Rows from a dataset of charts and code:
##############################
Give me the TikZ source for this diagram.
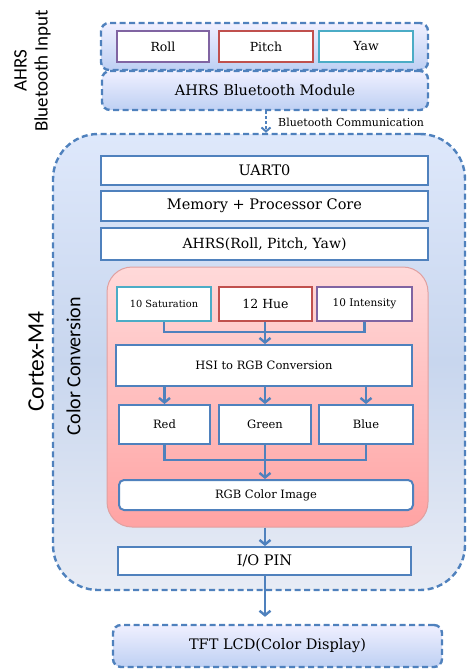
\documentclass[tikz,border=0pt]{standalone}
\usepackage{fontspec}
\setmainfont{DejaVu Serif}
\newfontfamily\carl{Carlito}
\usetikzlibrary{arrows.meta}
\definecolor{bl}{HTML}{4F81BD}
\definecolor{purp}{HTML}{8064A2}
\definecolor{redc}{HTML}{C0504D}
\definecolor{teal}{HTML}{4BACC6}
\definecolor{pinkb}{HTML}{E0A0A0}
\newcommand\fsz[1]{\fontsize{#1}{#1}\selectfont}
\tikzset{
  wbox/.style={draw=bl, line width=2pt, fill=white, inner sep=0pt, anchor=center},
  dbox/.style={draw=bl, line width=2.4pt, dash pattern=on 6pt off 3.5pt, rounded corners=8pt, inner sep=0pt,
    top color=blue!6!white, bottom color={rgb,255:red,190;green,208;blue,243}},
  arr/.style={draw=bl, line width=2.4pt, -{Straight Barb[length=4.5pt,width=11pt,line width=2.4pt]}},
  conn/.style={draw=bl, line width=2.4pt},
  side/.style={rotate=90, inner sep=0pt, anchor=center},
}
\begin{document}
\begin{tikzpicture}[x=1pt,y=-1pt]
\useasboundingbox (0,0) rectangle (467,669);
% left labels
\node[side, font=\carl\fsz{19}] (ahrsl) at (20.5,70.5) {AHRS};
\node[side, font=\carl\fsz{19}] (btin) at (42.5,71) {Bluetooth Input};
% top group
\node[dbox, minimum width=327pt, minimum height=47pt] (topg) at (264.5,46.5) {};
\node[wbox, draw=purp, minimum width=92pt, minimum height=31pt, font=\fsz{12.5}] (roll) at (163,46.5) {Roll};
\node[wbox, draw=redc, minimum width=94pt, minimum height=31pt, font=\fsz{12.5}] (pitch) at (266,46.5) {Pitch};
\node[wbox, draw=teal, minimum width=94pt, minimum height=31pt, font=\fsz{12.5}] (yaw) at (366,46.5) {Yaw};
\node[dbox, minimum width=326pt, minimum height=39pt, font=\fsz{14.5}] (btm) at (265,90.5) {AHRS Bluetooth Module};
% cortex
\node[draw=bl, line width=2.4pt, dash pattern=on 6pt off 3.5pt, rounded corners=45pt, inner sep=0pt,
  top color={rgb,255:red,222;green,232;blue,251}, bottom color={rgb,255:red,232;green,236;blue,245},
  middle color={rgb,255:red,200;green,214;blue,238},
  minimum width=412pt, minimum height=456pt] (cortex) at (259,362) {};
\draw[draw=bl, line width=2pt, dash pattern=on 3pt off 2pt, -{Straight Barb[length=4pt,width=9pt,line width=2pt]}]
  (btm.south -| 266,0) -- (cortex.north -| 266,0);
\node[anchor=west, inner sep=0pt, font=\fsz{11}] (btc) at (278,122) {Bluetooth Communication};
\node[side, font=\carl\fsz{23.5}] (cm4) at (36,361.5) {Cortex-M4};
\node[side, font=\carl\fsz{20}] (ccl) at (73.5,366) {Color Conversion};
\node[wbox, minimum width=327pt, minimum height=29pt, font=\fsz{14.5}] (uart) at (264.5,170.5) {UART0};
\node[wbox, minimum width=327pt, minimum height=30pt, font=\fsz{14.5}] (mem) at (264.5,206) {Memory + Processor Core};
\node[wbox, minimum width=327pt, minimum height=32pt, font=\fsz{14}] (ahrs) at (264.5,244) {AHRS(Roll, Pitch, Yaw)};
% color conversion
\node[draw=pinkb, line width=1pt, rounded corners=25pt, inner sep=0pt,
  top color={rgb,255:red,255;green,217;blue,217}, bottom color={rgb,255:red,255;green,163;blue,163},
  minimum width=321pt, minimum height=260pt] (pink) at (267.5,397) {};
\node[wbox, draw=teal, minimum width=94pt, minimum height=34pt, font=\fsz{9.8}] (sat) at (164,304) {10 Saturation};
\node[wbox, draw=redc, minimum width=93pt, minimum height=34pt, font=\fsz{12.5}] (hue) at (265.5,304) {12 Hue};
\node[wbox, draw=purp, minimum width=95pt, minimum height=34pt, font=\fsz{10.5}] (int) at (364.5,304) {10 Intensity};
\node[wbox, minimum width=296pt, minimum height=41pt, font=\fsz{11.5}] (hsi) at (264,365.5) {HSI to RGB Conversion};
\coordinate (j1) at (265,332);
\draw[conn] (sat.south) |- (j1) -| (int.south);
\draw[arr] (hue.south -| j1) -- (hsi.north -| j1);
\node[wbox, minimum width=91pt, minimum height=39pt, font=\fsz{11.5}] (red) at (164.5,424.5) {Red};
\node[wbox, minimum width=92pt, minimum height=39pt, font=\fsz{11.5}] (green) at (265,424.5) {Green};
\node[wbox, minimum width=94pt, minimum height=39pt, font=\fsz{11.5}] (blue) at (366,424.5) {Blue};
\draw[arr] (hsi.south -| red) -- (red.north);
\draw[arr] (hsi.south -| green) -- (green.north);
\draw[arr] (hsi.south -| blue) -- (blue.north);
\node[wbox, rounded corners=5pt, minimum width=294pt, minimum height=30pt, font=\fsz{11.5}] (rgb) at (266,495) {RGB Color Image};
\coordinate (j2) at (265,460);
\draw[conn] (red.south) |- (j2) -| (blue.south);
\draw[arr] (green.south -| j2) -- (rgb.north -| j2);
\node[wbox, minimum width=293pt, minimum height=28pt, font=\fsz{14.5}] (io) at (264.5,561) {I/O PIN};
\draw[arr] (pink.south -| j2) -- (io.north -| j2);
% TFT
\node[dbox, minimum width=329pt, minimum height=42pt, font=\fsz{14.5}] (tft) at (277.5,646) {TFT LCD(Color Display)};
\draw[arr, shorten >=7pt] (io.south -| j2) -- (tft.north -| j2);
\end{tikzpicture}
\end{document}
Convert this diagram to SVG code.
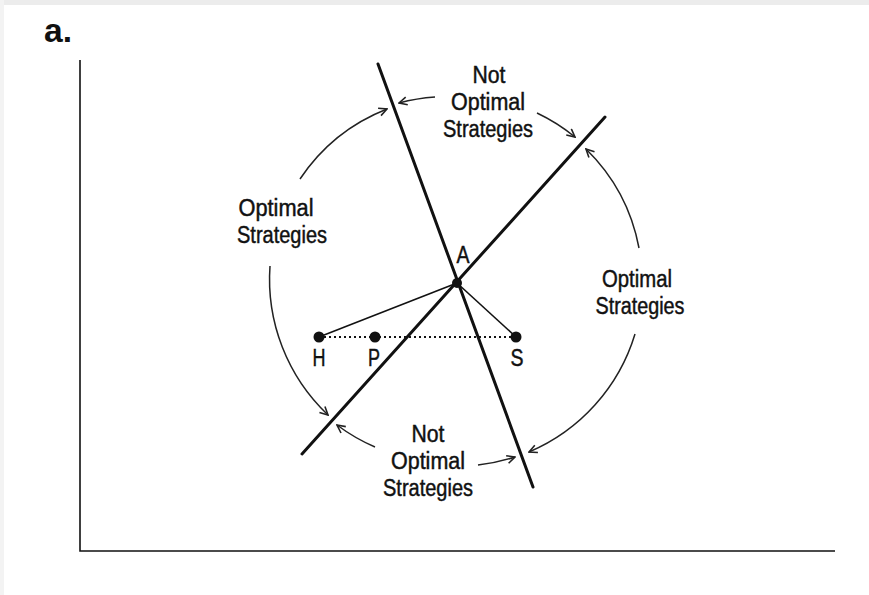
##############################
PROBLEM STATEMENT: Restate each entry word for word, leaving out any pictures.

EXERCISE RESPONSE:
Give me the TikZ source for this diagram.
\documentclass[tikz,border=0pt]{standalone}
\usepackage{fontspec}
\setmainfont{DejaVu Serif}
\newfontfamily\carl{Carlito}
\usetikzlibrary{arrows.meta}
\definecolor{bl}{HTML}{4F81BD}
\definecolor{purp}{HTML}{8064A2}
\definecolor{redc}{HTML}{C0504D}
\definecolor{teal}{HTML}{4BACC6}
\definecolor{pinkb}{HTML}{E0A0A0}
\newcommand\fsz[1]{\fontsize{#1}{#1}\selectfont}
\tikzset{
  wbox/.style={draw=bl, line width=2pt, fill=white, inner sep=0pt, anchor=center},
  dbox/.style={draw=bl, line width=2.4pt, dash pattern=on 6pt off 3.5pt, rounded corners=8pt, inner sep=0pt,
    top color=blue!6!white, bottom color={rgb,255:red,190;green,208;blue,243}},
  arr/.style={draw=bl, line width=2.4pt, -{Straight Barb[length=4.5pt,width=11pt,line width=2.4pt]}},
  conn/.style={draw=bl, line width=2.4pt},
  side/.style={rotate=90, inner sep=0pt, anchor=center},
}
\begin{document}
\begin{tikzpicture}[x=1pt,y=-1pt]
\useasboundingbox (0,0) rectangle (467,669);
% left labels
\node[side, font=\carl\fsz{19}] (ahrsl) at (20.5,70.5) {AHRS};
\node[side, font=\carl\fsz{19}] (btin) at (42.5,71) {Bluetooth Input};
% top group
\node[dbox, minimum width=327pt, minimum height=47pt] (topg) at (264.5,46.5) {};
\node[wbox, draw=purp, minimum width=92pt, minimum height=31pt, font=\fsz{12.5}] (roll) at (163,46.5) {Roll};
\node[wbox, draw=redc, minimum width=94pt, minimum height=31pt, font=\fsz{12.5}] (pitch) at (266,46.5) {Pitch};
\node[wbox, draw=teal, minimum width=94pt, minimum height=31pt, font=\fsz{12.5}] (yaw) at (366,46.5) {Yaw};
\node[dbox, minimum width=326pt, minimum height=39pt, font=\fsz{14.5}] (btm) at (265,90.5) {AHRS Bluetooth Module};
% cortex
\node[draw=bl, line width=2.4pt, dash pattern=on 6pt off 3.5pt, rounded corners=45pt, inner sep=0pt,
  top color={rgb,255:red,222;green,232;blue,251}, bottom color={rgb,255:red,232;green,236;blue,245},
  middle color={rgb,255:red,200;green,214;blue,238},
  minimum width=412pt, minimum height=456pt] (cortex) at (259,362) {};
\draw[draw=bl, line width=2pt, dash pattern=on 3pt off 2pt, -{Straight Barb[length=4pt,width=9pt,line width=2pt]}]
  (btm.south -| 266,0) -- (cortex.north -| 266,0);
\node[anchor=west, inner sep=0pt, font=\fsz{11}] (btc) at (278,122) {Bluetooth Communication};
\node[side, font=\carl\fsz{23.5}] (cm4) at (36,361.5) {Cortex-M4};
\node[side, font=\carl\fsz{20}] (ccl) at (73.5,366) {Color Conversion};
\node[wbox, minimum width=327pt, minimum height=29pt, font=\fsz{14.5}] (uart) at (264.5,170.5) {UART0};
\node[wbox, minimum width=327pt, minimum height=30pt, font=\fsz{14.5}] (mem) at (264.5,206) {Memory + Processor Core};
\node[wbox, minimum width=327pt, minimum height=32pt, font=\fsz{14}] (ahrs) at (264.5,244) {AHRS(Roll, Pitch, Yaw)};
% color conversion
\node[draw=pinkb, line width=1pt, rounded corners=25pt, inner sep=0pt,
  top color={rgb,255:red,255;green,217;blue,217}, bottom color={rgb,255:red,255;green,163;blue,163},
  minimum width=321pt, minimum height=260pt] (pink) at (267.5,397) {};
\node[wbox, draw=teal, minimum width=94pt, minimum height=34pt, font=\fsz{9.8}] (sat) at (164,304) {10 Saturation};
\node[wbox, draw=redc, minimum width=93pt, minimum height=34pt, font=\fsz{12.5}] (hue) at (265.5,304) {12 Hue};
\node[wbox, draw=purp, minimum width=95pt, minimum height=34pt, font=\fsz{10.5}] (int) at (364.5,304) {10 Intensity};
\node[wbox, minimum width=296pt, minimum height=41pt, font=\fsz{11.5}] (hsi) at (264,365.5) {HSI to RGB Conversion};
\coordinate (j1) at (265,332);
\draw[conn] (sat.south) |- (j1) -| (int.south);
\draw[arr] (hue.south -| j1) -- (hsi.north -| j1);
\node[wbox, minimum width=91pt, minimum height=39pt, font=\fsz{11.5}] (red) at (164.5,424.5) {Red};
\node[wbox, minimum width=92pt, minimum height=39pt, font=\fsz{11.5}] (green) at (265,424.5) {Green};
\node[wbox, minimum width=94pt, minimum height=39pt, font=\fsz{11.5}] (blue) at (366,424.5) {Blue};
\draw[arr] (hsi.south -| red) -- (red.north);
\draw[arr] (hsi.south -| green) -- (green.north);
\draw[arr] (hsi.south -| blue) -- (blue.north);
\node[wbox, rounded corners=5pt, minimum width=294pt, minimum height=30pt, font=\fsz{11.5}] (rgb) at (266,495) {RGB Color Image};
\coordinate (j2) at (265,460);
\draw[conn] (red.south) |- (j2) -| (blue.south);
\draw[arr] (green.south -| j2) -- (rgb.north -| j2);
\node[wbox, minimum width=293pt, minimum height=28pt, font=\fsz{14.5}] (io) at (264.5,561) {I/O PIN};
\draw[arr] (pink.south -| j2) -- (io.north -| j2);
% TFT
\node[dbox, minimum width=329pt, minimum height=42pt, font=\fsz{14.5}] (tft) at (277.5,646) {TFT LCD(Color Display)};
\draw[arr, shorten >=7pt] (io.south -| j2) -- (tft.north -| j2);
\end{tikzpicture}
\end{document}
Convert this diagram to SVG code.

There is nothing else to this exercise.